"This fog is thick as peanut butter."

"You mean pea soup."

"You eat what you like and I'll eat what I like!"

- Yukon Cornelius and Hermey the Elf

Sunday, January 13, 2008

An Innocent Query

Do you ever have one of those days where you're lazing around the house on a Sunday, and suddenly the dog pukes up a massive amount of yellow-green slime and you go looking for paper towels to clean it up, and there's no paper towels, and you look in another room and there's exactly one paper towel left, and you can't believe that you've been in BJ's and Target and the grocery store all in the last several weeks and you didn't buy any freaking paper towels? And you stand there staring at the puke and thinking you'll just have to use about 17 bath towels and then spend the rest of the day doing laundry? And then you walk in the other room to get the towels and find a gigantic package of paper towels right in there, because you DID buy paper towels, you DID, and you just forgot where you put them? Do you ever have days like that? No? Ahem. Me neither.

Dear Mr. Gore: I'm very sorry that I used half a roll of paper towels to clean up dog puke this morning. I know that it's wasteful, but frankly, I just didn't know what else to use. I can't figure out if it uses more energy to manufacture paper towels, package them and ship them to the store, or to use electricity to pump water up from my spring and run the washing machine for 5 loads of soiled cotton towels, plus the manufacture of laundry soap. It's all rather confusing and discouraging. I have a headache. I think I'll go lie down, because that definitely uses less energy.


At 12:40 PM, Anonymous kathyjh said...

ahem again. if this problem should ever occur at your house, which it apparently has not, you might be able to get the worst of it up with newspaper if you have a plastic bag right at hand to shove the gloppy mess into. in such situations i have always comforted myself with the mantra that soap and water is close by for my hands.

ya' got any more snow yet??

At 2:54 PM, Anonymous anteve said...

Hmm...another option might be to have sopped it up with your luxurious blonde hair.. and then just wash up in the shower... which you'd do anyway..saving even use of the plastic bag with newspaper. The acidity of the dog yuck is probably good for hair, actually.

Or less yucky..in a way... would be to get a second dog, and have them grossly clean up after one another... works with multiple cats. (eww.. I know)

However, I thank you for sharing your experience... you added several giggles and green quandries to my afternoon.

At 8:06 PM, Blogger Wendy Merganser said...

Dude, that's sick! And also hysterical, which explains why we get along so well together.

As for the cooperative cleaning among multiple pets - I have some experience in that arena as well. The floor under the bird's cage is remarkably clean considering what tends to fall there...Houseguests have been known to scream in revulsion while I just shrug and say "at least I don't have to clean it up."

On a similar note, when my cat was alive, there was a period of time when I thought she was seriously constipated.
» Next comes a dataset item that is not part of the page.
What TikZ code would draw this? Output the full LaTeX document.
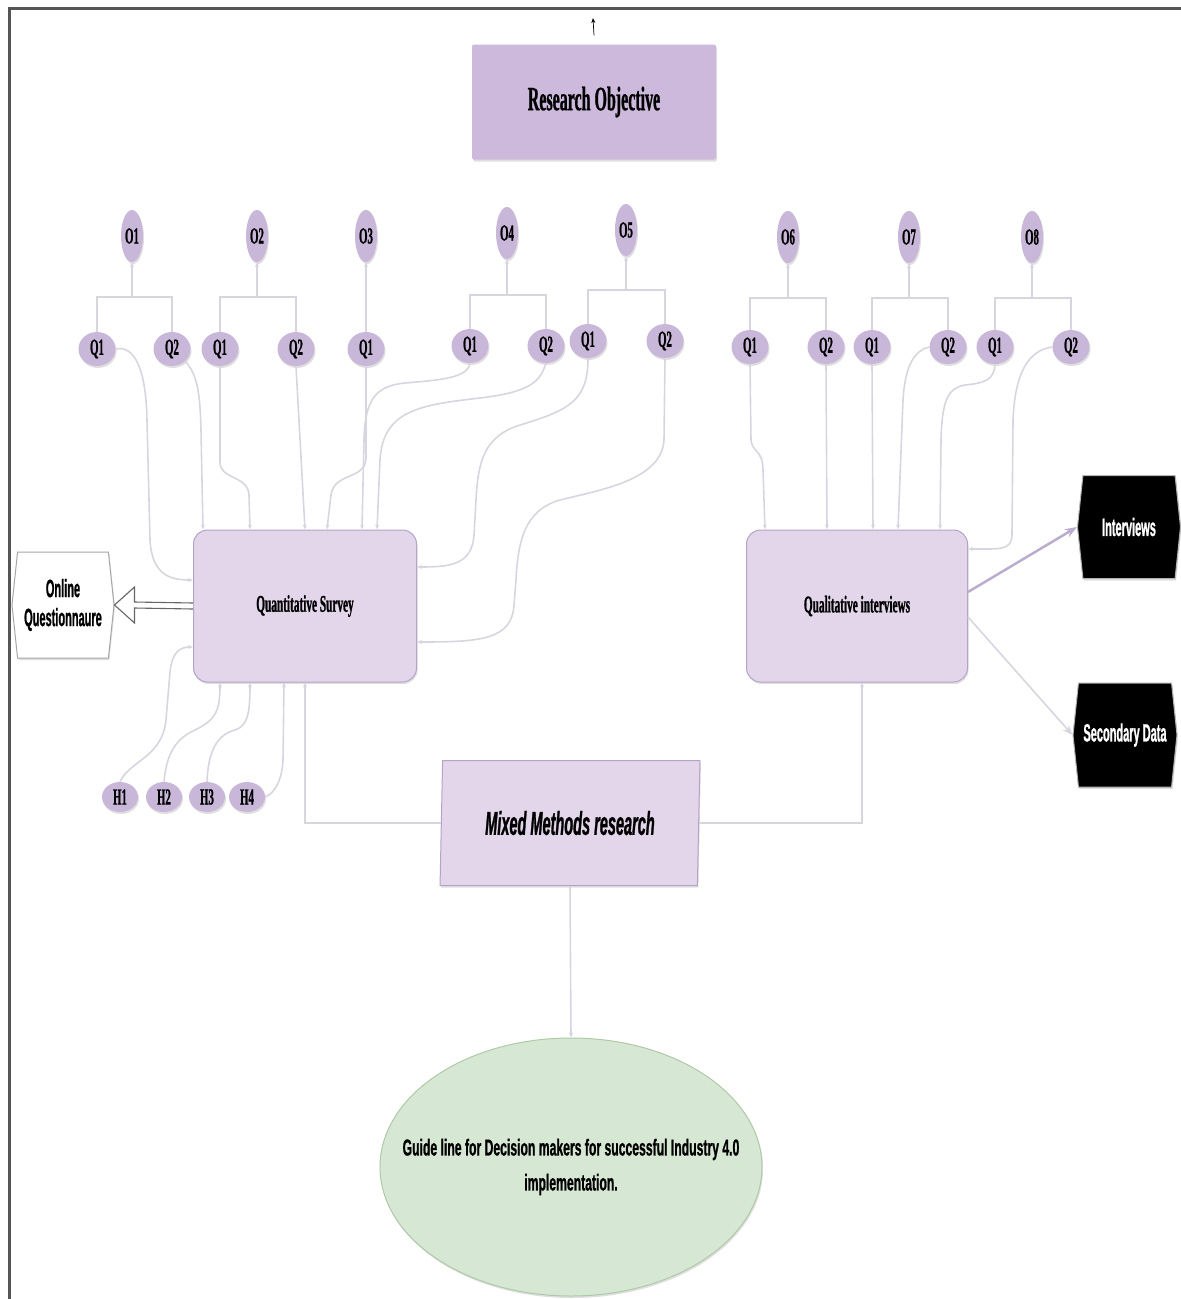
\documentclass[tikz,border=0pt]{standalone}
\usepackage{fontspec}
\usetikzlibrary{shapes.geometric,shapes.symbols,arrows.meta,shadows,calc}
\newfontfamily\serc[FakeStretch=0.47,FakeBold=0.8]{Liberation Serif Bold}
\newfontfamily\sanN[FakeStretch=0.44,FakeBold=0.8]{Liberation Sans Bold}
\newfontfamily\sanNI[FakeStretch=0.44,FakeBold=0.8]{Liberation Sans Bold Italic}
\newfontfamily\sanG[FakeStretch=0.53,FakeBold=0.8]{Liberation Sans Bold}
\definecolor{rofill}{HTML}{CCB9DC}
\definecolor{qfill}{HTML}{C9B7D9}
\definecolor{boxfill}{HTML}{E3D6EB}
\definecolor{boxdraw}{HTML}{B4A4C8}
\definecolor{lnc}{HTML}{D9D5E0}
\definecolor{gfill}{HTML}{D6E8D3}
\definecolor{gdraw}{HTML}{AFC9A8}
\definecolor{frame}{HTML}{555555}
\begin{document}
\begin{tikzpicture}[x=1pt,y=-1pt,
  shad/.style={drop shadow={shadow xshift=1pt,shadow yshift=-2pt,opacity=0.25}},
  qn/.style={ellipse,fill=qfill,minimum width=37pt,minimum height=34pt,inner sep=0pt,
    font=\serc\fontsize{23}{23}\selectfont,shad},
  on/.style={ellipse,fill=qfill,minimum width=22pt,minimum height=52pt,inner sep=0pt,
    font=\serc\fontsize{23}{23}\selectfont,shad},
  hn/.style={ellipse,fill=qfill,minimum width=36pt,minimum height=30pt,inner sep=0pt,
    font=\serc\fontsize{23}{23}\selectfont,shad},
  bigbox/.style={rectangle,rounded corners=14pt,fill=boxfill,draw=boxdraw,line width=1pt,
    minimum width=223pt,minimum height=152pt,font=\serc\fontsize{24}{24}\selectfont,shad},
  sig/.style={signal,signal to=west and east,signal pointer angle=168,inner sep=0pt,
    font=\sanN\fontsize{25}{29}\selectfont,align=center},
  conn/.style={draw=lnc,line width=1.6pt},
  tip/.style={-{Stealth[length=5pt,width=4pt]}},
]
\useasboundingbox (0,0) rectangle (1181,1299);
\fill[white] (0,0) rectangle (1181,1299);
\draw[line width=3pt,color=frame] (9,1299) -- (9,8) -- (1181,8);

% top
\node[rectangle,rounded corners=2pt,fill=rofill,minimum width=244pt,minimum height=115pt,
  font=\serc\fontsize{34}{34}\selectfont,shad] (ro) at (594,102) {Research Objective};
\coordinate (roa) at (593,18);
\draw[-{Stealth[length=5pt,width=4pt]},line width=0.7pt] ([yshift=9pt]ro.north) -- (roa);

% objectives
\node[on] (o1) at (132,236) {O1};
\node[on] (o2) at (257,236) {O2};
\node[on] (o3) at (366,236) {O3};
\node[on] (o4) at (507,233) {O4};
\node[on] (o5) at (626,230) {O5};
\node[on] (o6) at (788,237) {O6};
\node[on] (o7) at (909,237) {O7};
\node[on] (o8) at (1032,237) {O8};

% questions
\node[qn] (g1a) at (97,349) {Q1};
\node[qn] (g1b) at (172,349) {Q2};
\node[qn] (g2a) at (220,349) {Q1};
\node[qn] (g2b) at (296,349) {Q2};
\node[qn] (g3a) at (366,349) {Q1};
\node[qn] (g4a) at (470,346) {Q1};
\node[qn] (g4b) at (546,346) {Q2};
\node[qn] (g5a) at (588,341) {Q1};
\node[qn] (g5b) at (665,341) {Q2};
\node[qn] (g6a) at (750,347) {Q1};
\node[qn] (g6b) at (826,347) {Q2};
\node[qn] (g7a) at (872,347) {Q1};
\node[qn] (g7b) at (948,347) {Q2};
\node[qn] (g8a) at (995,347) {Q1};
\node[qn] (g8b) at (1071,347) {Q2};

% brackets
\draw[conn] (g1a.north) |- (g1b.north |- 0,297) -- (g1b.north);
\draw[conn,tip] (o1.south |- 0,297) -- (o1.south);
\draw[conn] (g2a.north) |- (g2b.north |- 0,297) -- (g2b.north);
\draw[conn,tip] (o2.south |- 0,297) -- (o2.south);
\draw[conn,tip] (g3a.north) -- (o3.south);
\draw[conn] (g4a.north) |- (g4b.north |- 0,295) -- (g4b.north);
\draw[conn,tip] (o4.south |- 0,295) -- (o4.south);
\draw[conn] (g5a.north) |- (g5b.north |- 0,290) -- (g5b.north);
\draw[conn,tip] (o5.south |- 0,290) -- (o5.south);
\draw[conn] (g6a.north) |- (g6b.north |- 0,298) -- (g6b.north);
\draw[conn,tip] (o6.south |- 0,298) -- (o6.south);
\draw[conn] (g7a.north) |- (g7b.north |- 0,298) -- (g7b.north);
\draw[conn,tip] (o7.south |- 0,298) -- (o7.south);
\draw[conn] (g8a.north) |- (g8b.north |- 0,298) -- (g8b.north);
\draw[conn,tip] (o8.south |- 0,298) -- (o8.south);

% main boxes
\node[bigbox] (qs) at (305,606) {Quantitative Survey};
\node[bigbox,minimum width=221pt] (qi) at (857,606) {Qualitative interviews};

% side nodes
\node[sig,fill=white,draw=gray!70,line width=1pt,minimum width=102pt,minimum height=106pt,shad] (oq) at (63,605) {Online\\Questionnaure};
\node[sig,fill=black,draw=gray!60,line width=1pt,text=white,minimum width=103pt,minimum height=103pt,shad] (iv) at (1129,527) {Interviews};
\node[sig,fill=black,draw=gray!60,line width=1pt,text=white,minimum width=104pt,minimum height=104pt,shad] (sd) at (1125,735) {Secondary Data};

% hollow arrow
\draw[draw=gray!80!black,line width=1.1pt,fill=white,line join=miter]
  ($(qs.west)+(0,-3)$) -- ($(oq.east)+(20,-3)$) -- ($(oq.east)+(20,-18)$) -- (oq.east)
  -- ($(oq.east)+(20,18)$) -- ($(oq.east)+(20,3)$) -- ($(qs.west)+(0,3)$);

% Q -> Quantitative survey
\draw[conn,tip] (g1a.east) .. controls (135,345) and (146,370) .. (147,420) -- (150,540)
  .. controls (152,575) and (170,580) .. (qs.west |- 0,580);
\draw[conn,tip] (g1b.south east) .. controls (198,375) and (200,395) .. (201,430) -- (qs.north -| 203,0);
\draw[conn,tip] (g2a.south) -- (220,462) .. controls (220,480) and (248,475) .. (249,495) -- (qs.north -| 250,0);
\draw[conn,tip] (g2b.south) -- (qs.north -| 305,0);
\draw[conn,tip] (g3a.south) -- (366,458) .. controls (366,480) and (334,472) .. (331,495) -- (qs.north -| 327,0);
\draw[conn,tip] (g4a.south) .. controls (468,378) and (440,380) .. (405,383)
  .. controls (375,386) and (365,400) .. (364,440) -- (qs.north -| 362,0);
\draw[conn,tip] (g4b.south) .. controls (540,382) and (530,392) .. (480,398)
  .. controls (420,405) and (383,410) .. (380,460) -- (qs.north -| 377,0);
\draw[conn,tip] (g5a.south) .. controls (588,400) and (570,410) .. (520,425)
  .. controls (485,436) and (478,460) .. (476,500) -- (474,535)
  .. controls (472,565) and (450,567) .. (qs.east |- 0,567);
\draw[conn,tip] (g5b.south) -- (664,440) .. controls (662,480) and (600,490) .. (560,500)
  .. controls (525,510) and (518,540) .. (516,580) -- (514,605)
  .. controls (512,640) and (480,642) .. (qs.east |- 0,642);

% Q -> Qualitative interviews
\draw[conn,tip] (g6a.south) -- (751,440) .. controls (752,452) and (763,450) .. (763,470) -- (qi.north -| 765,0);
\draw[conn,tip] (g6b.south) -- (qi.north -| 827,0);
\draw[conn,tip] (g7a.south) -- (qi.north -| 873,0);
\draw[conn,tip] (g7b.west) .. controls (915,350) and (905,365) .. (903,400) -- (qi.north -| 898,0);
\draw[conn,tip] (g8a.south) .. controls (994,380) and (985,383) .. (965,385)
  .. controls (948,388) and (942,400) .. (941,440) -- (qi.north -| 940,0);
\draw[conn,tip] (g8b.west) .. controls (1030,350) and (1015,370) .. (1013,420) -- (1012,535)
  .. controls (1012,546) and (1005,549) .. (990,549) -- (qi.east |- 0,549);

% Qualitative -> outputs
\draw[draw=boxdraw!90,line width=2.5pt,-{Stealth[length=12pt,width=9pt]}] (qi.east |- 0,592) -- (iv.west);
\draw[conn,-{Stealth[length=10pt,width=8pt]}] (qi.east |- 0,617) -- (sd.west);

% hypotheses
\node[hn] (h1) at (120,797) {H1};
\node[hn] (h2) at (164,797) {H2};
\node[hn] (h3) at (207,797) {H3};
\node[hn] (h4) at (247,797) {H4};
\draw[conn,tip] (h1.north) .. controls (130,760) and (162,758) .. (166,720) -- (170,672)
  .. controls (172,652) and (180,647) .. (qs.west |- 0,647);
\draw[conn,tip] (h2.north) .. controls (166,760) and (172,740) .. (195,730)
  .. controls (215,720) and (220,712) .. (qs.south -| 220,0);
\draw[conn,tip] (h3.north) .. controls (208,755) and (215,735) .. (235,730)
  .. controls (248,726) and (250,712) .. (qs.south -| 250,0);
\draw[conn,tip] (h4.east) .. controls (275,793) and (282,780) .. (283,760) -- (qs.south -| 284,0);

% mixed methods
\node[trapezium,trapezium left angle=86,trapezium right angle=94,trapezium stretches=true,
  minimum width=260pt,minimum height=125pt,fill=boxfill,draw=boxdraw,line width=1pt,inner sep=0pt,
  font=\sanNI\fontsize{33}{33}\selectfont,shad] (mm) at (570,823) {Mixed Methods research};
\draw[conn,tip] (mm.west) -| (qs.south -| 305,0);
\draw[conn,tip] (mm.east) -| (qi.south -| 862,0);

% guideline
\node[ellipse,fill=gfill,draw=gdraw,line width=1pt,minimum width=382pt,minimum height=258pt,
  inner sep=0pt,shad] (gl) at (571,1167) {};
\node[align=center,font=\sanG\fontsize{23}{35}\selectfont,inner sep=0pt] (glt) at (gl.center)
  {Guide line for Decision makers for successful Industry 4.0\\implementation.};
\draw[conn,tip] (mm.south) -- (gl.north);
\end{tikzpicture}
\end{document}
I was about to make a vet appointment when I realized someone else was helping me clean the litter box.

At 6:03 PM, Anonymous zoom said...

You don't necessarily need multiple pets for this housecleaning tactic to work. I had my dog for 15 years and I never had to clean up dog puke once. Sometimes I heard the dog puking, but I never saw any evidence of it.

As an extra added bonus, you end up saving a little on the pet grocery bill too.

At 10:42 PM, Blogger Wendy Merganser said...

ha, ha, ha! Dogs. They're unbearably disgusting but we love them anyway.